───── Input material ─────

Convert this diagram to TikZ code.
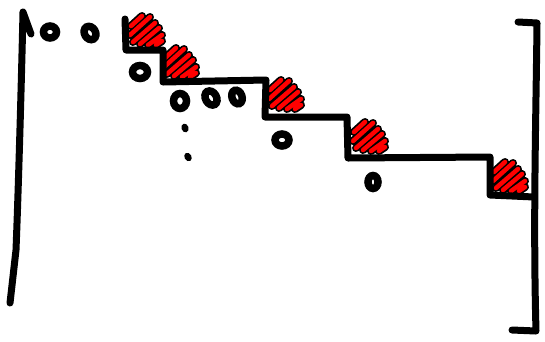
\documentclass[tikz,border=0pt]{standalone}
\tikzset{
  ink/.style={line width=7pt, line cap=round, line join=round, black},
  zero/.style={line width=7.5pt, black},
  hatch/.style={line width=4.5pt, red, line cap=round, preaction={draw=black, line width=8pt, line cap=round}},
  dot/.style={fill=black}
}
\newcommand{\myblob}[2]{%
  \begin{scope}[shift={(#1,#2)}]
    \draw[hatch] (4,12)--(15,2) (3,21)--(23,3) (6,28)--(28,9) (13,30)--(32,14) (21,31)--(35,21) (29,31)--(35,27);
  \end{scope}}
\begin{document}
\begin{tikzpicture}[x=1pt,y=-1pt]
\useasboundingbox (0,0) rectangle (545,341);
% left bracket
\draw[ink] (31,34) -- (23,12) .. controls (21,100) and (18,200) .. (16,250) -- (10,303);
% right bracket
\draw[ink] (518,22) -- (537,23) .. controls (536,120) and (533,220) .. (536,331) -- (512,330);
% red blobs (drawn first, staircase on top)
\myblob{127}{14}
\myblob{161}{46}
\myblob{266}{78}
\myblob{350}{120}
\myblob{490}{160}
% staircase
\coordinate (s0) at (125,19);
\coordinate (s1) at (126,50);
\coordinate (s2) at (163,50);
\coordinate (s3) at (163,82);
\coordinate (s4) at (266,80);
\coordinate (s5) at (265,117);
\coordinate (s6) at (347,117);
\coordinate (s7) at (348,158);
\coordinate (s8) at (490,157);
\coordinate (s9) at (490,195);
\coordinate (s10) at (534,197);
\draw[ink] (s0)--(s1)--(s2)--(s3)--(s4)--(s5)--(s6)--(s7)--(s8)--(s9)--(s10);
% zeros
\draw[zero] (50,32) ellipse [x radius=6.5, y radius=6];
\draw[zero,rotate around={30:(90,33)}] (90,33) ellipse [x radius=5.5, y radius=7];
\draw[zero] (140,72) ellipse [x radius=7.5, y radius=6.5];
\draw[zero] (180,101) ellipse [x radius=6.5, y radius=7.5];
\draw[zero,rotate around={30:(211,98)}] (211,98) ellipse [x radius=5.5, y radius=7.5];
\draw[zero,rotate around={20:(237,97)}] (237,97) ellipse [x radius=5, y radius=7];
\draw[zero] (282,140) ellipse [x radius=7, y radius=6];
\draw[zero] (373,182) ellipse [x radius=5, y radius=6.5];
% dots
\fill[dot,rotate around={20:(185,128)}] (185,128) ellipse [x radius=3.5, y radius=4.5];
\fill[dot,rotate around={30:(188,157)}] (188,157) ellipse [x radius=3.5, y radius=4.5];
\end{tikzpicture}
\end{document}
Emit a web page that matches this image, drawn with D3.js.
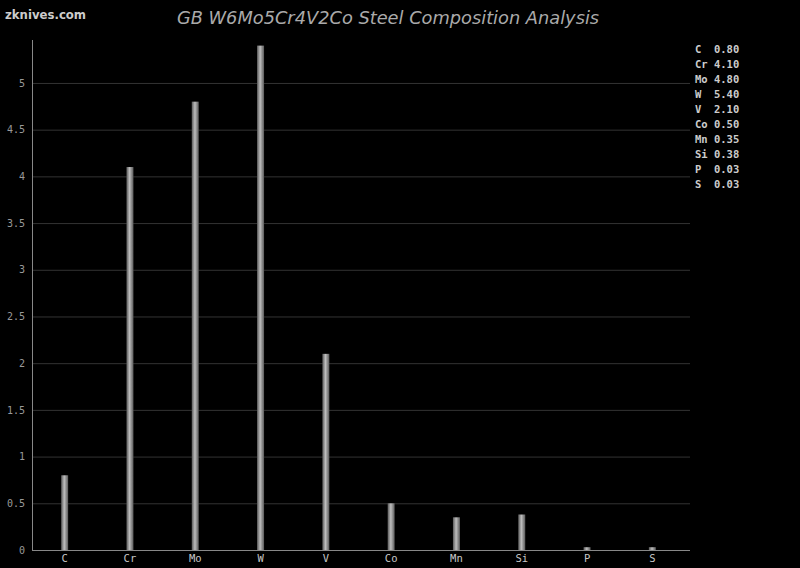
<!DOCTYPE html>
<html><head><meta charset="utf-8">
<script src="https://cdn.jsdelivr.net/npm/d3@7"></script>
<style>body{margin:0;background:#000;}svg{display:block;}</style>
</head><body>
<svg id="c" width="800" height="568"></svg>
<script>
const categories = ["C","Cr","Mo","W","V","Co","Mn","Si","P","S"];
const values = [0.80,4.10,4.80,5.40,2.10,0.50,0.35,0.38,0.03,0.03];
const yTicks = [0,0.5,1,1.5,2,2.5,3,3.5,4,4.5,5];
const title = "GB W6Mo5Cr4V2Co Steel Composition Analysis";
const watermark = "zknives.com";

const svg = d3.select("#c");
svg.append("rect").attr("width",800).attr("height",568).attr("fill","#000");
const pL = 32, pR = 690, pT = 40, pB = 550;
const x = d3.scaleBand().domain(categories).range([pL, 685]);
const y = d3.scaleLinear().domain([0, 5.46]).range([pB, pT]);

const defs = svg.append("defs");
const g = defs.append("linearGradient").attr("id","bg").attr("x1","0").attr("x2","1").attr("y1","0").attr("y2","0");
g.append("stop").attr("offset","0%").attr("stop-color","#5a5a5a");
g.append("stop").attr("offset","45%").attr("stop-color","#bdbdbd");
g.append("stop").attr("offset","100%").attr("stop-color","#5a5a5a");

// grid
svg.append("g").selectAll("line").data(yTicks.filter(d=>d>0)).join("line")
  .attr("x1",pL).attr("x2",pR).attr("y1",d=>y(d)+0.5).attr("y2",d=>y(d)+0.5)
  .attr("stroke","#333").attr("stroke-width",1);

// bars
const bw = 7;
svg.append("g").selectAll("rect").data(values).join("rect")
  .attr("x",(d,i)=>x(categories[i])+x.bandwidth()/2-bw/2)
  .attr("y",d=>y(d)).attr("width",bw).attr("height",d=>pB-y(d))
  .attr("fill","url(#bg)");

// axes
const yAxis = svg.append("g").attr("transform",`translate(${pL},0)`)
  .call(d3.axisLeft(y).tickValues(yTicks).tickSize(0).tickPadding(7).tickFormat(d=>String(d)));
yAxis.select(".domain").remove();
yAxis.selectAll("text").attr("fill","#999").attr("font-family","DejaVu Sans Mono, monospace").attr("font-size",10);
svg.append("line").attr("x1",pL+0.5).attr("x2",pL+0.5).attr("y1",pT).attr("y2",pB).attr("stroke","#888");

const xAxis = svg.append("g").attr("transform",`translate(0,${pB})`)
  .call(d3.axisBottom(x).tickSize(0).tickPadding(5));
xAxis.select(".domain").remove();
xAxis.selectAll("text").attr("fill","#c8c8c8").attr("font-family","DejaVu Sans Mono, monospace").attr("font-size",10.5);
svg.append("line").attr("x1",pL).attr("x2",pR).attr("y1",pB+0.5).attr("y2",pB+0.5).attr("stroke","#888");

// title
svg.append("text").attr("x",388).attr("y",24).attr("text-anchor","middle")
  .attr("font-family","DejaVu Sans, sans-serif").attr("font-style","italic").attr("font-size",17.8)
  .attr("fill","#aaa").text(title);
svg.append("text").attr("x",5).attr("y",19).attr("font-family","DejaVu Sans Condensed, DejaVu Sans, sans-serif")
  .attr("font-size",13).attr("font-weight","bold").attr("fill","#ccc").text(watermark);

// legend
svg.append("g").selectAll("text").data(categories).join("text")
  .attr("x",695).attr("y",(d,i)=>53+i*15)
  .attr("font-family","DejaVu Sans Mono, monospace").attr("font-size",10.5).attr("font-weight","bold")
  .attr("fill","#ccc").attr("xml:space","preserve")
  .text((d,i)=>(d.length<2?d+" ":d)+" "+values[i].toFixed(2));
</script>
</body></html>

─────

- Your task
State the number of lines holding the word "drawn" in the listing. Add nothing else.

- Answer in full
2